Brillat-Savarin écrivait « la destinée des nations dépend de la manière dont elles se nourrissent ». Nous avons de bonnes raisons d'espérer en la matière, puisque des milliers de tonnes de charcuterie « sans nitrite, ni nitrate ajoutés » sont d'ores et déjà vendues depuis 2017 dans les rayons de nos supermarchés ainsi que par des centaines d'artisans en Europe. Ne nous y trompons pas, des centaines de millions de tranches sans nitrite sont mangées chaque année sans que cela ne provoque un retour de botulisme et de salmonellose. Nous avons aujourd'hui la preuve que le « sans nitrite » est possible et non dangereux. Cette consommation massive de produits « sans nitrite » met fin aux allégations des lobbyistes sur l'éventuel risque sanitaire des additifs de substitutions.
La France avance et l'Europe s'interroge pour réduire les dangers des additifs nitrés. Ces efforts sont malheureusement insuffisants, alors que l'interdiction de ces substances est inéluctable. C'est le sens du chemin européen que je vous soumets aujourd'hui, qui repose sur trois axes.
D'abord, nous pouvons conforter les connaissances scientifiques actuelles, afin notamment de mieux mesurer l'exposition de l'ensemble des composés nitrosés et leur dangerosité.

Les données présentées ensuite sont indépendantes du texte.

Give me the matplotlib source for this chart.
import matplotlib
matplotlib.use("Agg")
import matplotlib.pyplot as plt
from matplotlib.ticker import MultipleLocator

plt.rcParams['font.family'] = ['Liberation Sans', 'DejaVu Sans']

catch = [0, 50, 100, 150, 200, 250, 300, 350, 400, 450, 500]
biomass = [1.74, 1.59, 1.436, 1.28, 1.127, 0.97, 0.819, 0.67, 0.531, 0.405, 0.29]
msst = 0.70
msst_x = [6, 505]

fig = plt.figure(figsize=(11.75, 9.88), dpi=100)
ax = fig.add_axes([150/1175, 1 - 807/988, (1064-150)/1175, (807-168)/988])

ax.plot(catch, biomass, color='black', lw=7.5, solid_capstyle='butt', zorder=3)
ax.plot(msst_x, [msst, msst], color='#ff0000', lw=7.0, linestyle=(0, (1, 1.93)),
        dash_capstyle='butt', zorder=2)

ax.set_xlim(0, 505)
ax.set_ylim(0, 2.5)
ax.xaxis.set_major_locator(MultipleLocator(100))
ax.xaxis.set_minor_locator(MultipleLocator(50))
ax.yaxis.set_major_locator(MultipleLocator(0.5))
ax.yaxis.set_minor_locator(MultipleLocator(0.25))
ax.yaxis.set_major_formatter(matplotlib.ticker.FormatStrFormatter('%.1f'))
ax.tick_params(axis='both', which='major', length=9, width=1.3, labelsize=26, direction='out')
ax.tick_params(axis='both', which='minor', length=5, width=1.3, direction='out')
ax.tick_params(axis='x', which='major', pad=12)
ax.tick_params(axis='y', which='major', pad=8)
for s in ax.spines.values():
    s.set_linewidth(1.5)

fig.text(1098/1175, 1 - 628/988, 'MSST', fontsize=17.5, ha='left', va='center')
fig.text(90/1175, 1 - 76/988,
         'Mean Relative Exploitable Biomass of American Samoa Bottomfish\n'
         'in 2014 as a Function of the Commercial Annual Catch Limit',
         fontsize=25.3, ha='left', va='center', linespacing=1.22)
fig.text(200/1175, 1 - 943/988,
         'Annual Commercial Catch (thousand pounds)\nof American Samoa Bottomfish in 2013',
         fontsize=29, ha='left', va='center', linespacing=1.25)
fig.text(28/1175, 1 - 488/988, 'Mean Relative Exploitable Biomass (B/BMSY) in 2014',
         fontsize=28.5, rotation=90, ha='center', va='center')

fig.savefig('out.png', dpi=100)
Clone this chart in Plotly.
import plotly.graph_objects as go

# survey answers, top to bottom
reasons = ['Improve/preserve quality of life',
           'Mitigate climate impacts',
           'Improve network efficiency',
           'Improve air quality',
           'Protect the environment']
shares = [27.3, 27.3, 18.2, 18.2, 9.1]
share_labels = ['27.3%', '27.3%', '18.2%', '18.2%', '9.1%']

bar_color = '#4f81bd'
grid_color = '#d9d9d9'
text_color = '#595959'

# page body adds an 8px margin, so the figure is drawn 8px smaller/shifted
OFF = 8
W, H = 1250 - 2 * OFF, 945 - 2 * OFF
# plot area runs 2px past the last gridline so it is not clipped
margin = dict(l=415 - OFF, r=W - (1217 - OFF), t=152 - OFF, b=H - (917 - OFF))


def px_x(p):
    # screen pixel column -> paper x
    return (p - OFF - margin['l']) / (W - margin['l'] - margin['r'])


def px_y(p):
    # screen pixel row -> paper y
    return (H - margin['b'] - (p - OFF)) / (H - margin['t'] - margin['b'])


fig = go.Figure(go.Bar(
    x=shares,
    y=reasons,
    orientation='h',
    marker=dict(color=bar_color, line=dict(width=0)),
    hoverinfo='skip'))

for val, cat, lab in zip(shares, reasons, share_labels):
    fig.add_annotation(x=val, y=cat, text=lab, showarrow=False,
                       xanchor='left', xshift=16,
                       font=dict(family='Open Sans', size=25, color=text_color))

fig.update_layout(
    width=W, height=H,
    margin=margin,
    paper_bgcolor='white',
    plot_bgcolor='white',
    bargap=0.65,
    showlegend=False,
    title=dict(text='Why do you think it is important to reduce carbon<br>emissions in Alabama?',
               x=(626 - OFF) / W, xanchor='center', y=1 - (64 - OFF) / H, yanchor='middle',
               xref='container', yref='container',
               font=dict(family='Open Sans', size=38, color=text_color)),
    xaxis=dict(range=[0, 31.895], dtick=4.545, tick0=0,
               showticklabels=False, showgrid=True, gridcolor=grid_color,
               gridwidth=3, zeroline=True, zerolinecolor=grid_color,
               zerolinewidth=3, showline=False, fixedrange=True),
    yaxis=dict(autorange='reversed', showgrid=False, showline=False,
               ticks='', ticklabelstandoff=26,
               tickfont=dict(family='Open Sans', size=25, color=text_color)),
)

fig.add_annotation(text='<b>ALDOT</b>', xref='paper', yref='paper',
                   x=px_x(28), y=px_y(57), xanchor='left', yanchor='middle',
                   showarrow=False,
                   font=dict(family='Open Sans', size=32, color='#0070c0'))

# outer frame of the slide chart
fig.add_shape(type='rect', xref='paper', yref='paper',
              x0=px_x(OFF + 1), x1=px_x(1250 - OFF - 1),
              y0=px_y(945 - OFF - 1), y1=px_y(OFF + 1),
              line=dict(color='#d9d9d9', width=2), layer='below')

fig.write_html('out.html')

Ensuite, nous devons interdire, au niveau européen, l'emploi des additifs nitrés dans la charcuterie. La Commission européenne propose aujourd'hui une trajectoire de réduction des doses qui est moins-disante que le France. Ces disparités réglementaires créent des distorsions de concurrence. L'interdiction européenne est donc une mesure qui nous permettra d'assurer, par le haut, un terrain à jeu égal avec l'ensemble des producteurs européens.
Enfin, il s'agit d'accompagner juridiquement, techniquement et financièrement les fabricants de charcuteries dans leur transition. L'interdiction doit être progressive, je propose un délai de quatre ans, adapté à chaque catégorie de charcuteries.
Pour conclure, je rappellerai que, la France, c'est notamment l'art de bien vivre et de bien manger. Il ne tient qu'à vous de faire valoir ce patrimoine en Europe. Chers collègues, la santé des consommateurs doit être l'un de ces sujets de convergence ! Je vous propose de débuter ce travail ambitieux aujourd'hui, ensemble, au sein de la commission des affaires européennes.